If you’re a record collector, you probably know many different labels by sight. Maybe admire the artwork; there were some cool designs and logos. The colorful sunset design and palm tree on the Island Records’ vinyl. The cool-looking guy in the hat and the shades on IRS ones. The bright Granny Smith-green apple on…yep, Apple.  And you probably think, “man, there are so many record companies!”. Well, yes and no. You might notice that we often refer to record “labels” here instead of companies. And there are a lot of record labels, to be sure. But record companies… well, these days there are really only three that matter, sadly enough. The industry is now down to basically the Big Three. The process has been happening for a number of decades, and it took a big step in that direction in 1987.

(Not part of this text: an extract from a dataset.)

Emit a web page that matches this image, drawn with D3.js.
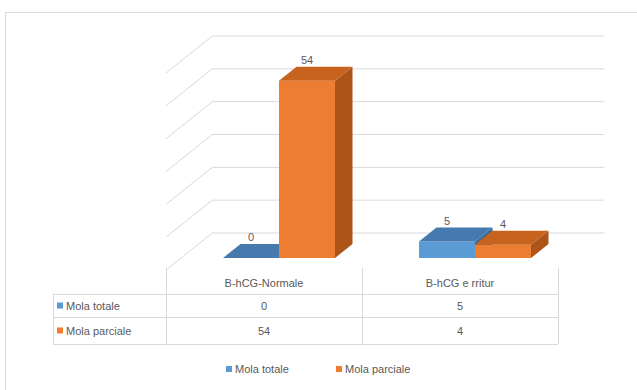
<!DOCTYPE html>
<html>
<head>
<meta charset="utf-8">
<script src="https://cdn.jsdelivr.net/npm/d3@7"></script>
<style>
  html, body { margin: 0; padding: 0; background: #ffffff; }
  svg { display: block; }
  text { font-family: "Liberation Sans", Arial, sans-serif; fill: #595959; }
</style>
</head>
<body>
<svg id="chart" width="637" height="390"></svg>
<script>
// Categories and series
const categories = ["B-hCG-Normale", "B-hCG e rritur"];
const seriesNames = ["Mola totale", "Mola parciale"];
const molaTotale = [0, 5];
const molaParciale = [54, 4];
const gridTicks = [0, 10, 20, 30, 40, 50, 60];

const seriesValues = [molaTotale, molaParciale];
const palette = [
  { front: "#5b9bd5", top: "#4679ad", side: "#3d6b98" },
  { front: "#ed7d31", top: "#c8621f", side: "#ad5419" }
];

const svg = d3.select("#chart");

// Oblique 3D projection: x along the category axis, v value, z depth
const baseY = 270;      // floor front edge
const depthDx = 1.25;   // horizontal shift per depth unit
const wallDepth = 37;   // back wall depth
const barZ0 = 12, barZ1 = 26;

const x = d3.scaleBand().domain(categories).range([166, 558]);
const xs = d3.scaleBand().domain(d3.range(seriesNames.length))
  .range([0, x.bandwidth()]).paddingInner(0).paddingOuter(0.75);
const y = d3.scaleLinear().domain([0, 60]).range([0, 197]);

const proj = (px, v, z) => [px + z * depthDx, baseY - z - y(v)];
const pts = arr => arr.map(p => p.join(",")).join(" ");

// Outer chart frame
svg.append("rect")
  .attr("x", 5.5).attr("y", 12.5).attr("width", 640).attr("height", 400)
  .attr("fill", "none").attr("stroke", "#d9d9d9");

// Walls: back wall gridlines and side wall diagonals
const grid = svg.append("g").attr("stroke", "#d9d9d9").attr("stroke-width", 1).attr("fill", "none");
gridTicks.forEach(t => {
  const bl = proj(166, t, wallDepth), br = proj(558, t, wallDepth), fl = proj(166, t, 0);
  grid.append("line").attr("x1", bl[0]).attr("y1", bl[1]).attr("x2", br[0]).attr("y2", br[1]);
  grid.append("line").attr("x1", bl[0]).attr("y1", bl[1]).attr("x2", fl[0]).attr("y2", fl[1]);
});

// Bars
const bars = svg.append("g");
const labels = svg.append("g").attr("font-size", 11).attr("text-anchor", "middle");
categories.forEach((c, ci) => {
  seriesValues.forEach((vals, si) => {
    const v = vals[ci];
    const x0 = x(c) + xs(si), x1 = x0 + xs.bandwidth();
    const col = palette[si];
    const front = [proj(x0, 0, barZ0), proj(x1, 0, barZ0), proj(x1, v, barZ0), proj(x0, v, barZ0)];
    const top = [proj(x0, v, barZ0), proj(x1, v, barZ0), proj(x1, v, barZ1), proj(x0, v, barZ1)];
    const side = [proj(x1, 0, barZ0), proj(x1, 0, barZ1), proj(x1, v, barZ1), proj(x1, v, barZ0)];
    if (v > 0) {
      bars.append("polygon").attr("points", pts(side)).attr("fill", col.side);
      bars.append("polygon").attr("points", pts(front)).attr("fill", col.front);
    }
    bars.append("polygon").attr("points", pts(top)).attr("fill", col.top);
    const lp = proj((x0 + x1) / 2, v, barZ0);
    labels.append("text").attr("x", lp[0]).attr("y", lp[1] - 17).text(v);
  });
});

// Data table
const table = svg.append("g").attr("stroke", "#d9d9d9").attr("fill", "none");
const tLeft = 53, tTop = 268, rowTops = [294, 317, 344];
[tLeft].forEach(xx => table.append("line").attr("x1", xx + 0.5).attr("x2", xx + 0.5).attr("y1", rowTops[0]).attr("y2", rowTops[2]));
[166, x(categories[1]), 558].forEach(xx =>
  table.append("line").attr("x1", xx + 0.5).attr("x2", xx + 0.5).attr("y1", tTop).attr("y2", rowTops[2]));
rowTops.forEach(yy =>
  table.append("line").attr("x1", tLeft).attr("x2", 558).attr("y1", yy + 0.5).attr("y2", yy + 0.5));

const tText = svg.append("g").attr("font-size", 11);
categories.forEach(c => {
  tText.append("text").attr("x", x(c) + x.bandwidth() / 2).attr("y", 287)
    .attr("text-anchor", "middle").text(c);
});
seriesNames.forEach((s, si) => {
  const cy = (rowTops[si] + rowTops[si + 1]) / 2;
  tText.append("rect").attr("x", 57).attr("y", cy - 3).attr("width", 6).attr("height", 6)
    .attr("fill", palette[si].front).style("fill", palette[si].front);
  tText.append("text").attr("x", 66).attr("y", cy + 4).text(s);
  categories.forEach((c, ci) => {
    tText.append("text").attr("x", x(c) + x.bandwidth() / 2).attr("y", cy + 4)
      .attr("text-anchor", "middle").text(seriesValues[si][ci]);
  });
});

// Legend
const legend = svg.append("g").attr("font-size", 11);
const legendX = [226, 336];
seriesNames.forEach((s, si) => {
  legend.append("rect").attr("x", legendX[si]).attr("y", 366).attr("width", 6).attr("height", 6)
    .style("fill", palette[si].front);
  legend.append("text").attr("x", legendX[si] + 9).attr("y", 373).text(s);
});
</script>
</body>
</html>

That was when, after lengthy negotiations, Sony bought out CBS Records for some $2 billion (equivalent to at least $4b now). CBS of course consisted primarily of Columbia Records but also included Epic Records and several other smaller imprints and at the time was home to stadium-filling acts like Bruce Springsteen, Michael Jackson and Journey. It accelerated the ongoing trend that’s seen more and more of the music business controlled by a small and decreasing number of mega-corporations. The process of merging and reducing competition in the music market has continued unabated since. Sony merged with BMG in 2004, and is now the second-largest “record” company in the world behind Universal. Universal itself bought out the “music” division of EMI in 2012 for $1.9 billion, although curiously EMI’s music publishing branch was sold to Sony at the same time for about $2 billion more. That branch was not insignifcant when you consider that EMI held the copyright on some 750 000 songs including those of the Beatles, Pink Floyd and literally thousands more artists.

Today the “big three” – Universal, Sony BMG and Warner – make up about 80% of music sales in the U.S. They also have tremendous clout with the media (for example, all three companies also have big movie divisions. Which record companies do you think Sony might like Sony Pictures to highlight in their soundtracks?). Now, when you buy a record or CD (assuming you still like hard copy music), you’ll see any number of different labels. For example, let’s say it might still be MCA, Interscope, Geffen, Island, A&M, Motown or EMI. But those are all a part of Universal Music, rather like how Chevy, GMC and Oldsmobile are all GM cars. As the Balance Careers point out, although some of those labels hire their own office staff and sign their own choice of artists, they answer to , and have their budget set by the big head office. The bottom line is if you’re an artist, even an established one, it’s increasingly difficult to play by your own rules or swim against the current if you want any sort of real sponsorship or promotion. Of course, in this day and age, the internet and particularly Youtube and social media make it pretty easy for you to put music out there without dealing with any record company. But the reality is, if you want to be a big star, you probably will have to do so by going through one of just three big office doors.